Sitting in her boardroom, Reisman is surrounded by her next set of risks. A room that once prominently displayed Indigo’s bestsellers has been converted to simulate the effect of a Grecian seaside villa. It’s a sort of showroom of Indigo’s future. There are the whitewashed walls, a floor-to-ceiling photo of the Aegean Sea, and bookshelves loaded with blue pottery, knitted blankets, candles and coffee-table books celebrating seaside homes and resorts. Most of the books on the shelves have been covered in white paper, evoking tombstones.
Whether the message is intentional or not, there is little doubt that Indigo’s 16-year history as a bookseller is shifting as digital books chew up the market. The woman who has told Canada for years what to read with “Heather’s Pick,” now wants to influence how we decorate our homes, pamper our bodies and gift friends.

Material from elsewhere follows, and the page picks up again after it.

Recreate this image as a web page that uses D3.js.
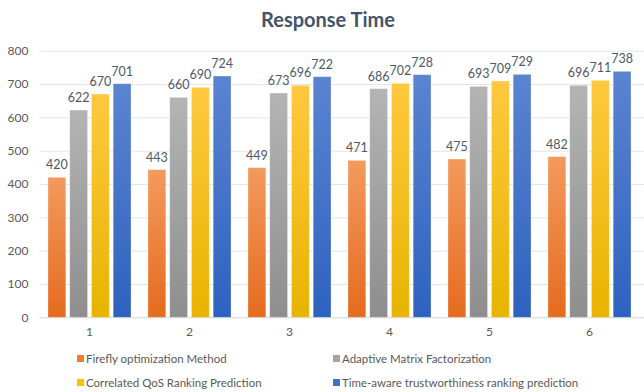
<!DOCTYPE html>
<html>
<head>
<meta charset="utf-8">
<script src="https://cdn.jsdelivr.net/npm/d3@7"></script>
<style>
  html, body { margin: 0; padding: 0; background: #fff; }
  svg { display: block; font-family: Lato, "Open Sans", sans-serif; }
</style>
</head>
<body>
<svg id="chart" width="644" height="392"></svg>
<script>
// Response time per test case for each ranking method
const categories = ["1", "2", "3", "4", "5", "6"];
const seriesNames = [
  "Firefly optimization Method",
  "Adaptive Matrix Factorization",
  "Correlated QoS Ranking Prediction",
  "Time-aware trustworthiness ranking prediction"
];
const firefly    = [420, 443, 449, 471, 475, 482];
const adaptive   = [622, 660, 673, 686, 693, 696];
const correlated = [670, 690, 696, 702, 709, 711];
const timeAware  = [701, 724, 722, 728, 729, 738];
const yTicks = [0, 100, 200, 300, 400, 500, 600, 700, 800];

const seriesValues = [firefly, adaptive, correlated, timeAware];
const gradients = [
  ["#F39A5E", "#E56B1F"],
  ["#B4B4B4", "#8E8E8E"],
  ["#FFC83F", "#E8B400"],
  ["#5B84D0", "#2E62BF"]
];
const swatch = ["#ED7D31", "#A5A5A5", "#FFC000", "#4472C4"];

const svg = d3.select("#chart");
const margin = { left: 39.5, right: 4.5 };
const W = 644;

const x = d3.scaleBand().domain(categories).range([margin.left, W - margin.right]).paddingInner(0).paddingOuter(0);
const y = d3.scaleLinear().domain([0, 800]).range([317.3, 50.7]);

const inner = d3.scaleBand().domain(d3.range(4))
  .range([x.bandwidth() / 2 - 41.5, x.bandwidth() / 2 + 41.5])
  .paddingInner(0.18).paddingOuter(0);

// vertical gradients for the bars
const defs = svg.append("defs");
gradients.forEach((g, i) => {
  const lg = defs.append("linearGradient").attr("id", "g" + i)
    .attr("x1", 0).attr("y1", 0).attr("x2", 0).attr("y2", 1);
  lg.append("stop").attr("offset", "0%").attr("stop-color", g[0]);
  lg.append("stop").attr("offset", "100%").attr("stop-color", g[1]);
});

// title
svg.append("text")
  .attr("x", 328).attr("y", 27)
  .attr("text-anchor", "middle")
  .attr("font-size", 20).attr("font-weight", 700)
  .attr("fill", "#44546A")
  .text("Response Time");

// grid + y axis labels
const yAxis = d3.axisLeft(y).tickValues(yTicks).tickSize(-(W - margin.left)).tickPadding(11);
const ya = svg.append("g").attr("transform", `translate(${margin.left},0)`).call(yAxis);
ya.select(".domain").remove();
ya.selectAll(".tick line").attr("stroke", "#E1E5EB").attr("stroke-width", 1).attr("x2", W - margin.left);
ya.selectAll(".tick text").attr("font-size", 12).attr("fill", "#595959").attr("font-family", "Lato, 'Open Sans', sans-serif");
ya.selectAll(".tick").filter(d => d === 0).select("line").attr("stroke", "#D0D5DD");

// bars with value labels
const groups = svg.append("g").selectAll("g")
  .data(categories).join("g")
  .attr("transform", d => `translate(${x(d)},0)`);

seriesValues.forEach((vals, si) => {
  groups.append("rect")
    .attr("x", inner(si))
    .attr("width", inner.bandwidth())
    .attr("y", (d, ci) => y(vals[ci]))
    .attr("height", (d, ci) => y(0) - y(vals[ci]))
    .attr("fill", `url(#g${si})`)
    .attr("stroke", "rgba(255,255,255,0.35)")
    .attr("stroke-width", 0.8);
  groups.append("text")
    .attr("x", inner(si) + inner.bandwidth() / 2)
    .attr("y", (d, ci) => y(vals[ci]) - 8)
    .attr("text-anchor", "middle")
    .attr("font-size", 12.5)
    .attr("fill", "#4F5866")
    .text((d, ci) => vals[ci]);
});

// x axis labels
const xAxis = d3.axisBottom(x).tickSize(0).tickPadding(10);
const xa = svg.append("g").attr("transform", `translate(0,${y(0)})`).call(xAxis);
xa.select(".domain").remove();
xa.selectAll(".tick text").attr("font-size", 12).attr("fill", "#595959").attr("font-family", "Lato, 'Open Sans', sans-serif");

// legend, two rows of two
const legendPos = [[77, 359], [333, 359], [77, 383], [333, 383]];
const legend = svg.append("g").selectAll("g").data(seriesNames).join("g")
  .attr("transform", (d, i) => `translate(${legendPos[i][0]},${legendPos[i][1]})`);
legend.append("rect").attr("x", 0).attr("y", -4).attr("width", 7).attr("height", 7)
  .attr("fill", (d, i) => swatch[i]);
legend.append("text").attr("x", 9).attr("y", 4)
  .attr("font-size", 11.5).attr("fill", "#595959")
  .text(d => d);
</script>
</body>
</html>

And here come the doubters again. How can Indigo compete against powerful U.S. lifestyle purveyors, such as Crate & Barrel and Target, which are pushing into Canada? Reisman’s vision is to build a cultural lifestyle store with books at the core. The diversification strategy requires a difficult balancing act. If Indigo places too much emphasis on books, it is exposed to the digital onslaught. If it diversifies too quickly into lifestyle products, Reisman risks diluting one of her most valuable assets, a near-monopoly hold on Canadian bookselling. The more tablecloths, blankets and candles it sells, the less Indigo will be able to distinguish itself from giant U.S. retailers who are crowding into Canada to compete for Canadian consumers. Reisman has heard all this before. Remember, she says, what all the naysayers said about Kobo.
“They all said we were crazy, people started selling the stock, blah, blah, blah, blah. . .we just did it.” Dropping her voice to a husky whisper, she says with a conspiratorial smile: “I don’t care, I’ll have the last laugh.”